The measures passed at the conference still need to be reviewed by the church’s Judicial Council, akin to a supreme court, to ensure that they conform with the United Methodist constitution. Similar provisions have been found unconstitutional in the past.
Arneson said the plan passed by the conference has deepened the divisions within the church that have festered since the anti-gay language was first inserted in the denomination’s rule book. Those decrees have been widely flouted by some congregations and unevenly enforced by church officials. Essentially, the church has operated under a don't-ask-don't-tell policy.
The progressive UMC wing, known as the Reconciling Ministries Network, advocates for full inclusion of LGBTQ members and clergy. The Reconciling Ministries website lists 18 Reconciling churches in Wisconsin, six of them in the Madison area.
“Even within our congregation, which we name as Reconciling, we have people on all ends and everywhere in between on the theological spectrum,” Arneson said, “and I am pastor to all of them.”

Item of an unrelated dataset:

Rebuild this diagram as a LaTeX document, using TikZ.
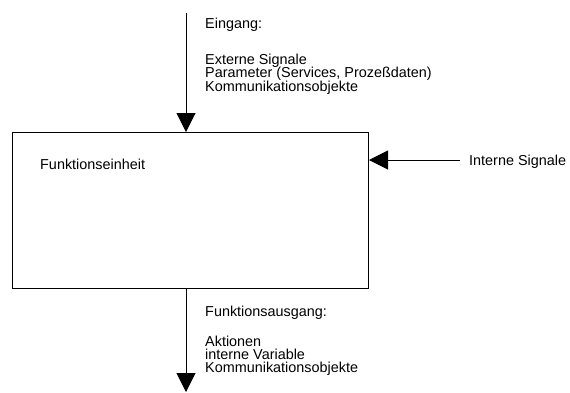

But her attention this week has been focused on those impacted by the vote.
“People who have expressed more their opinion to me are ones who are really struggling with this, either personally or family members or friends who are hurting,” she said.
The vote for the traditionalist plan is an indication of the growing clout of conservative African congregations, some in counties that criminalize homosexual acts. Those congregations have teamed up with conservative European and evangelicals in the U.S., where church membership is declining.
In a statement, Bishop Hee-Soo Jung of the Wisconsin United Methodist Conference said, "We are a wounded church. We are a divided church. We are a church in pain, and we are doing harm to each other."
A supporter of the One Church Plan, Jung urged church members to work through its difficulties.
"With the exception of a small handful who only want to leave, the vast majority of people are still proud to be United Methodist and they are not ready to destroy the faithful and sacramental covenant that we share," he said.
The Rev. Dan Dick, is assistant to the bishop and one of six voting delegates from Wisconsin, all of whom opposed the traditionalist plan. He said the long contentious discussions on the LGBTQ issues produced a results that "left virtually no one happy."
He said the provisions adopted by the conference are likely to be found in violation of the church’s constitution when they are taken up by the judicial council in a session that begins on April 23.
“So we’re still in the limbo and disagreement that brought us there in the first place,” he said.
If the measures banning LGTBQ clergy and marriage hold, some are predicting a mass exodus by liberal and progressive congregations. But leaving the church comes with an array of financial complications. Church property and assets are held in trust by the denomination, not the congregations.
“As a congregation we have sizable debt that we’re trying to pay down,” said Arneson. “There are a lot of pieces to what would need to happen, but certainly that would be part of our conversation.”
Regardless, Fowler said, measures passed at the conference that facilitate deaffiliation with the denomination could hasten the exodus, but those measures are also under review by the church’s judicial board.
“It’s up in the air as to what anybody will do,” he said. “This story will unfold in the next three to six months.”